GOP committee, alleged impostors argue in court
For nearly two hours Tuesday, three Butler PA Patriots members defended themselves in a Common Pleas Court hearing about whether they could use the name “Butler County Republican Committee” as part of a lawsuit brought by the established county committee.
The three members — Bill Halle, Zach Scherer and Erik Edwards — appeared without a lawyer and asked county President Judge S. Michael Yeager to dissolve a preliminary injunction against them, which prevents them from using the committee’s name, arguing the Butler County Republican Committee does not have a monopoly on the name — or even any right to use it.
The established committee filed suit May 4, alleging Halle, Scherer and Edwards registered a nonprofit corporation and fictitious name with the Pennsylvania Department of State under the name “Butler County Republican Committee.” They alleged the trio did so with the intent to “deceive or commit a fraud” on the public, fundraise and endorse candidates for public office, which Halle explicitly denied Tuesday.
“We, of course, don’t know what the court’s going to do with this, but we’re disappointed we even have to do this,” committee chairman Al Lindsay said following the hearing. “Our concern was they would use our name to endorse candidates and, perhaps, fundraise. I just don’t know what their end is other than that.”
Halle, Scherer and Edwards declined to comment after the hearing.
Butler attorney Tom King testified Wednesday the county committee has the right to use the name based on the state’s Election Code, which formally established state political parties and county political committees. King, who serves as the Pennsylvania Republican Committee’s general counsel, said he has known the county committee has existed since at least 1958.
Halle, however, had a different perspective. He argued while the election law permits the establishment of county political committees, it — and the state Republican committee’s bylaws — also lays out various processes for those committees to comply with the law. The county committee, Halle claimed, did not follow those processes, and therefore has no right to the name.
First, Halle argued, the committee has not registered itself as a Pennsylvania corporation.

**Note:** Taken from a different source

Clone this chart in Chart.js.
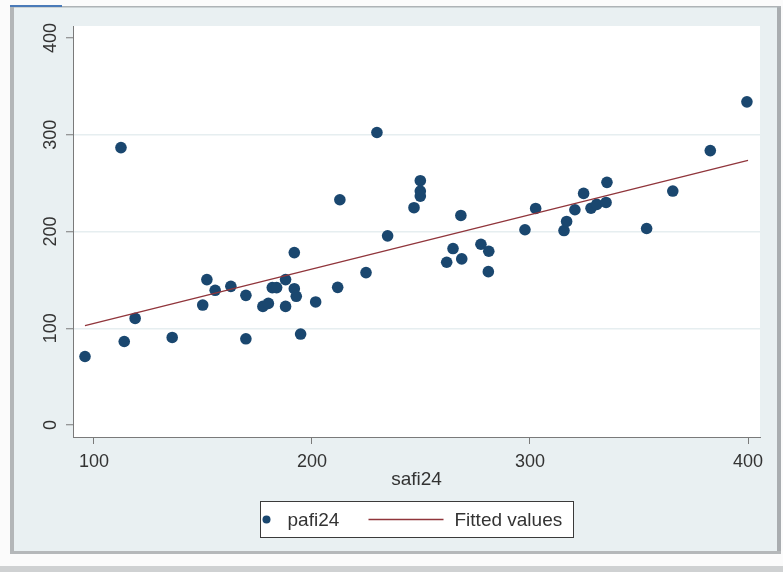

Neither the Election Code nor the state committee’s bylaws require county committees to register as a corporation, King testified, noting while some have done so the “vast majority” of county committees are not registered.
Next, Halle argued, the county committee is out of compliance with the state committee’s bylaws because it does not have a certified copy of its bylaws filed with the county Bureau of Elections.
Yeager didn’t accept that argument.
“You’re not a member of the Butler County Republican Committee,” Yeager told Halle. “You don’t have standing to challenge their actions.”
Halle testified he and the other two members planned to use the name not for fundraising and endorsing candidates, as the established committee alleges in its complaint, but to be “an education and development training organization.”
He alleged the trio worked with a number of members of the established committee “because of the actions of the chair (Lindsay), because of the actions of the (executive) committee, acting outside their own bylaws.”
“We have not broken any laws, we have not done anything even close to what is being accused by” the committee, Halle said.
In the complaint, the committee stated it “believed” the trio, using the committee’s name, “have publicly endorsed candidates for political office” and “are advertising (the faux committee) to the general public with the intent to seek contributions for candidates for office that they endorse.”
Lindsay testified he could not see any other purpose for appropriating the committee’s name. The established committee, Lindsay said, mainly fundraises and endorses candidates.
“Our concern was that this organization, which uses the same name, would use the name for the same purpose,” Lindsay said.
He said he has no evidence of the nonprofit fundraising or endorsing candidates, but said he “can’t think of any” other purpose for using the name.
Yeager did not rule on the petition for an injunction Tuesday, taking the arguments back to his chamber.
Should the case proceed, the established committee also is asking the court for an accounting of any funds received by the nonprofit and any advertisements in which the trio used the name “Butler County Republican Committee” or “Butler County Republican Party.”
That would be decided at trial, according to Leo Stepanian, solicitor for the established committee.